Design and Implementation of a Log-Structured File System

	This paper presents a fundamentally new paradigm of file system design.
Based on a hypothesis of future disk access patters and cache performance
(namely that future traffic will be dominated by writes as caches
increasingly handle read requests), the authors of this paper propose
batching writes to different files together into a single log entry on disk.
The eliminates the need for costly seek and rotational latency as, instead
of writing to several different locations on disk, each for a different
file, all writes occur in the same location on disk.  Log summaries are
written in order to keep track of metadata such as inode location and free
space.  This method introduces the idea of temporal locality on disk in
contrast to logical locality of existing file systems.  Files that were
written at approximately the same time will tend to be near to each other on
disk rather than files that are, for instance, in the same directory.
Finally, in order to avoid disasterous amounts of fragmentation over time
(that would eventually negate the benefits of such a system), the authors of
the paper propose a cleaner that would periodically run in the background
and reclaim partially or fully invalidated disk "segments," thereby creating
larger free disk portions and compacting existing data so that new data does
not have to be strewn across the disk.  Finally, the authors note the ease
with which recovery can be performed under their scheme.

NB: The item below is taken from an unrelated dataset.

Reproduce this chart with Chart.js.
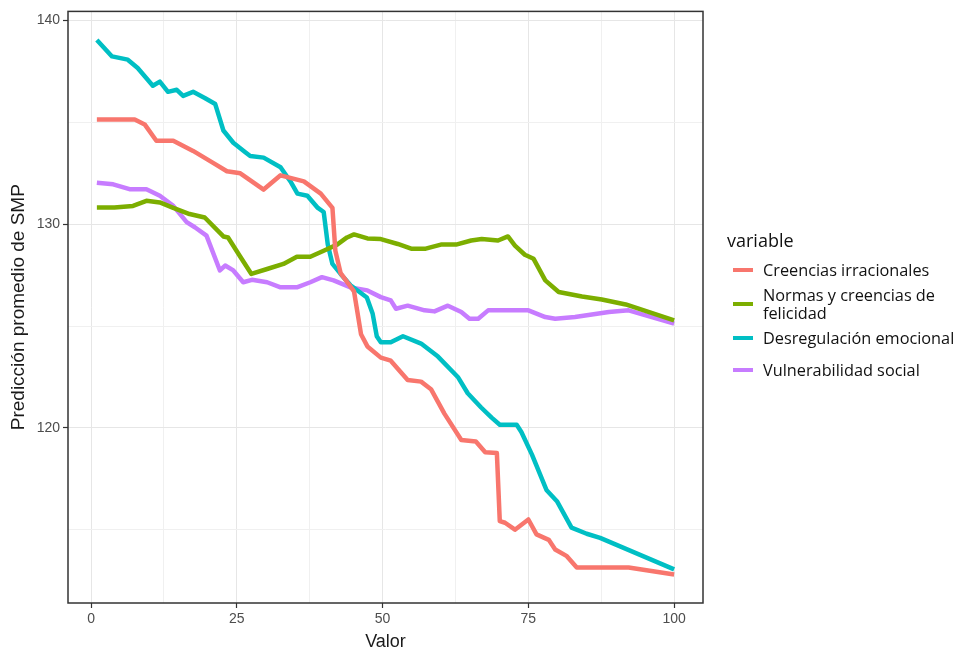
<!DOCTYPE html>
<html><head><meta charset="utf-8">
<script src="https://cdn.jsdelivr.net/npm/chart.js@4/dist/chart.umd.min.js"></script>
<style>
html,body{margin:0;padding:0;background:#fff;}
#wrap{position:relative;width:953px;height:653px;overflow:hidden;}
canvas{position:absolute;left:0;top:0;}
#legend{position:absolute;left:0;top:0;width:953px;height:653px;pointer-events:none;font-family:"Open Sans",sans-serif;color:#111;}
.lg-title{position:absolute;left:727px;font-size:18px;transform:translateY(-50%);white-space:nowrap;}
.lg-item{position:absolute;left:733px;transform:translateY(-50%);display:flex;align-items:center;}
.lg-sw{width:20px;height:4px;margin-right:10px;flex:none;}
.lg-txt{font-size:16.3px;line-height:18px;white-space:nowrap;}
</style></head><body>
<div id="wrap"><canvas id="c" width="953" height="653"></canvas><div id="legend"></div></div>
<script>
// ---- data ----
const seriesNames = ["Creencias irracionales", "Normas y creencias de\nfelicidad", "Desregulación emocional", "Vulnerabilidad social"];
const seriesColors = ["#F8766D", "#7CAE00", "#00BFC4", "#C77CFF"];

const creenciasX = [1, 7.5, 9.2, 11.2, 14.1, 17.5, 21.0, 23.3, 25.6, 29.6, 32.5, 36.5, 39.4, 41.4, 41.9, 42.8, 45.1, 46.3, 47.4, 49.7, 51.4, 54.3, 56.6, 58.3, 60.6, 63.5, 66.0, 67.6, 69.6, 70.1, 71.0, 72.7, 75.0, 76.4, 78.5, 79.6, 81.6, 83.3, 92.2, 100];
const creenciasY = [135.14, 135.14, 134.9, 134.1, 134.1, 133.6, 133.0, 132.6, 132.5, 131.7, 132.4, 132.1, 131.5, 130.8, 128.7, 127.6, 126.7, 124.6, 124.0, 123.45, 123.3, 122.35, 122.27, 121.9, 120.7, 119.4, 119.33, 118.8, 118.76, 115.42, 115.34, 115.0, 115.5, 114.77, 114.5, 114.03, 113.7, 113.14, 113.14, 112.8];

const normasX = [1, 4.0, 7.2, 9.5, 11.8, 14.1, 16.9, 19.5, 22.7, 23.5, 25.6, 27.5, 30.2, 33.0, 35.3, 37.6, 39.9, 42.2, 43.9, 45.1, 47.4, 49.7, 52.6, 54.9, 57.4, 60.0, 62.6, 65.2, 67.0, 69.8, 71.5, 72.7, 74.4, 75.9, 77.9, 80.2, 84.2, 87.6, 91.7, 100];
const normasY = [130.82, 130.82, 130.9, 131.15, 131.07, 130.8, 130.5, 130.33, 129.4, 129.35, 128.4, 127.56, 127.8, 128.05, 128.4, 128.4, 128.7, 129.0, 129.35, 129.5, 129.3, 129.27, 129.03, 128.8, 128.8, 129.0, 129.0, 129.2, 129.27, 129.2, 129.4, 128.95, 128.5, 128.3, 127.24, 126.67, 126.45, 126.3, 126.06, 125.28];

const desregX = [1, 3.6, 6.3, 8.0, 10.6, 11.8, 13.2, 14.7, 15.8, 17.5, 19.5, 21.3, 22.7, 24.4, 26.4, 27.3, 29.6, 32.5, 34.2, 35.4, 37.1, 38.9, 39.9, 40.6, 41.4, 42.8, 44.5, 47.3, 48.3, 49.0, 49.7, 51.4, 53.5, 56.6, 59.5, 62.9, 64.6, 66.9, 68.7, 70.1, 73, 73.8, 75.6, 78.1, 79.9, 82.4, 85, 87.3, 100];
const desregY = [139.05, 138.24, 138.08, 137.67, 136.8, 137.0, 136.5, 136.6, 136.3, 136.5, 136.2, 135.9, 134.6, 134.0, 133.55, 133.35, 133.27, 132.8, 132.1, 131.5, 131.4, 130.8, 130.6, 129.0, 128.05, 127.56, 127.0, 126.4, 125.6, 124.5, 124.2, 124.2, 124.5, 124.14, 123.5, 122.5, 121.7, 121.0, 120.5, 120.15, 120.15, 119.8, 118.7, 116.95, 116.4, 115.1, 114.8, 114.6, 113.05];

const vulnerX = [1, 3.8, 6.6, 9.5, 11.8, 14.1, 16.4, 17.8, 19.8, 22.1, 23.0, 24.4, 26.1, 27.6, 30.2, 32.5, 35.3, 37.6, 39.6, 41.6, 44.5, 47.4, 49.7, 51.4, 52.3, 54.3, 57.2, 58.9, 61.2, 63.5, 64.9, 66.4, 68.1, 75.0, 77.9, 79.6, 83.0, 88.8, 92.2, 100];
const vulnerY = [132.04, 131.96, 131.72, 131.72, 131.4, 130.9, 130.1, 129.85, 129.44, 127.73, 127.97, 127.73, 127.15, 127.27, 127.15, 126.9, 126.9, 127.15, 127.4, 127.24, 126.9, 126.75, 126.42, 126.26, 125.85, 126.0, 125.77, 125.72, 126.0, 125.69, 125.36, 125.36, 125.77, 125.77, 125.44, 125.36, 125.44, 125.69, 125.77, 125.12];

const xTickValues = [0, 12.5, 25, 37.5, 50, 62.5, 75, 87.5, 100];
const yTickValues = [115, 120, 125, 130, 135, 140];
const xMajor = [0, 25, 50, 75, 100];
const yMajor = [120, 130, 140];

const xTitle = "Valor";
const yTitle = "Predicción promedio de SMP";
const legendTitle = "variable";

// ---- build chart ----
const seriesXs = [creenciasX, normasX, desregX, vulnerX];
const seriesYs = [creenciasY, normasY, desregY, vulnerY];
const datasets = seriesNames.map((n, i) => ({
  label: n.replace("\n", " "),
  data: seriesXs[i].map((x, k) => ({x: x, y: seriesYs[i][k]})),
  borderColor: seriesColors[i],
  backgroundColor: seriesColors[i],
  borderWidth: 4.5,
  pointRadius: 0,
  tension: 0,
  fill: false,
  borderJoinStyle: 'round',
  borderCapStyle: 'butt'
}));

const panelBorder = {
  id: 'panelBorder',
  afterDatasetsDraw(chart) {
    const a = chart.chartArea, c = chart.ctx;
    c.save();
    c.strokeStyle = '#333333';
    c.lineWidth = 1.5;
    c.strokeRect(a.left, a.top, a.right - a.left, a.bottom - a.top);
    c.restore();
  }
};

const gridColor = (major) => (ctx) => (ctx.tick && major.includes(ctx.tick.value)) ? '#e6e6e6' : '#f0f0f0';
const tickColor = (major) => (ctx) => (ctx.tick && major.includes(ctx.tick.value)) ? '#333333' : 'rgba(0,0,0,0)';

new Chart(document.getElementById('c'), {
  type: 'line',
  data: { datasets },
  plugins: [panelBorder],
  options: {
    responsive: false,
    animation: false,
    events: [],
    layout: { padding: { left: 0, right: 250, top: 10, bottom: 0 } },
    plugins: { legend: { display: false }, tooltip: { enabled: false } },
    scales: {
      x: {
        type: 'linear', min: -3.95, max: 104.95,
        afterBuildTicks: s => { s.ticks = xTickValues.map(v => ({value: v})); },
        afterFit: s => { s.height = 50; },
        border: { display: false },
        grid: { color: gridColor(xMajor), lineWidth: 1, drawTicks: true, tickLength: 5, tickColor: tickColor(xMajor), tickWidth: 1.2 },
        ticks: { autoSkip: false, maxRotation: 0, padding: 3, color: '#4d4d4d', font: { family: 'Liberation Sans', size: 14 },
          callback: v => xMajor.includes(v) ? String(v) : '' },
        title: { display: true, text: xTitle, color: '#1a1a1a', font: { family: 'Liberation Sans', size: 18 }, padding: { top: 0, bottom: 0 } }
      },
      y: {
        type: 'linear', min: 111.4, max: 140.45,
        afterBuildTicks: s => { s.ticks = yTickValues.map(v => ({value: v})); },
        afterFit: s => { s.width = 68; },
        border: { display: false },
        grid: { color: gridColor(yMajor), lineWidth: 1, drawTicks: true, tickLength: 5, tickColor: tickColor(yMajor), tickWidth: 1.2 },
        ticks: { autoSkip: false, padding: 3, color: '#4d4d4d', font: { family: 'Liberation Sans', size: 14 },
          callback: v => yMajor.includes(v) ? String(v) : '' },
        title: { display: true, text: yTitle, color: '#1a1a1a', font: { family: 'Liberation Sans', size: 19 }, padding: { top: 7, bottom: 0 } }
      }
    }
  }
});

// ---- legend (HTML, ggplot style) ----
const lg = document.getElementById('legend');
const legendCenters = [270, 304, 338, 370];
const t = document.createElement('div');
t.className = 'lg-title'; t.style.top = '240px'; t.textContent = legendTitle;
lg.appendChild(t);
seriesNames.forEach((n, i) => {
  const it = document.createElement('div');
  it.className = 'lg-item'; it.style.top = legendCenters[i] + 'px';
  const sw = document.createElement('div'); sw.className = 'lg-sw'; sw.style.background = seriesColors[i];
  const tx = document.createElement('div'); tx.className = 'lg-txt';
  n.split('\n').forEach((line, j) => { if (j) tx.appendChild(document.createElement('br')); tx.appendChild(document.createTextNode(line)); });
  it.appendChild(sw); it.appendChild(tx); lg.appendChild(it);
});
</script>
</body></html>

	This paper is thorough and well thought out.  The authors tended to
anticipate counter-arguments.  For instance, just as I was about to critique
their performance numbers running without the cleaner, the next section
described cleaner performance.  More impressively, they related their
counter-intuitive discovery that a higher degree of locality results in
worse performance, and they both explained the reason for this anomaly and
altered their theory and implementation to reflect it.  Their use of
diagrams was helpful in understanding their arguments.  My only critiques
are the following: first, I question their basic assumption.  A system which
is either capable of performing asynchronous writes of metadata or whose
traffic is more dependent on normal read/writes of data files as opposed to
creation and deletion of files may in fact be more bound by read traffic
than write traffic, especially with low locality.  Every file that is read
must be read at least once from disk, whereas given the rules of a
particular system a write need not access the disk until it is forced to
disk (i.e., it can remain in the cache).  Thus, the lesson for system
building in this paper is not necessarily that LFS is the end-all, be-all of
file systems but that one should tailor a file system to the kind of traffic
it is empirically likely to encounter rather than to abstract notions of how
a disk should look.


The Log File System stems from a central idea: the cost of updating file meta-data is 
high in FFS, even though it has moved this data nearer to the files themselves than in 
the original Unix file system.  This is particularly true when the files are 
short-lived: we have gone to the effort of making and maintaining them just like 
their larger, persistent neighbors, only to have them soon be deleted.  The LFS 
combines two ideas: (1) sequentially writing out changes to the disk to the 
greatest extent possible (minimizing seeks), and (2) organizing files into 
long-lived and short-lived categories (this is taken from the Generational 
memory management technique).  More good points about the system are: it can treat a 
file access like a transaction (taking procedures gleaned from database work); it 
allows for quick crash recovery (with its two checkpoint areas); and it is fairly 
simple because there is no bit map or free list to manage.  Points against the LFS are 
its large amount of buffering and its garbage collection that can kick in at 
inappropriate times.  On an installation which has low usage periods, garbage 
collection could be scheduled for then.  The way the LFS works is that it keeps an 
in-memory inode map, which tells where the live inodes are located, and then 
checkpoints this map at intervals – every thirty seconds in the paper.  The garbage 
collector cleans out blocks by copying data which is in use to other partially used 
block, basically defragmenting the disk on the fly.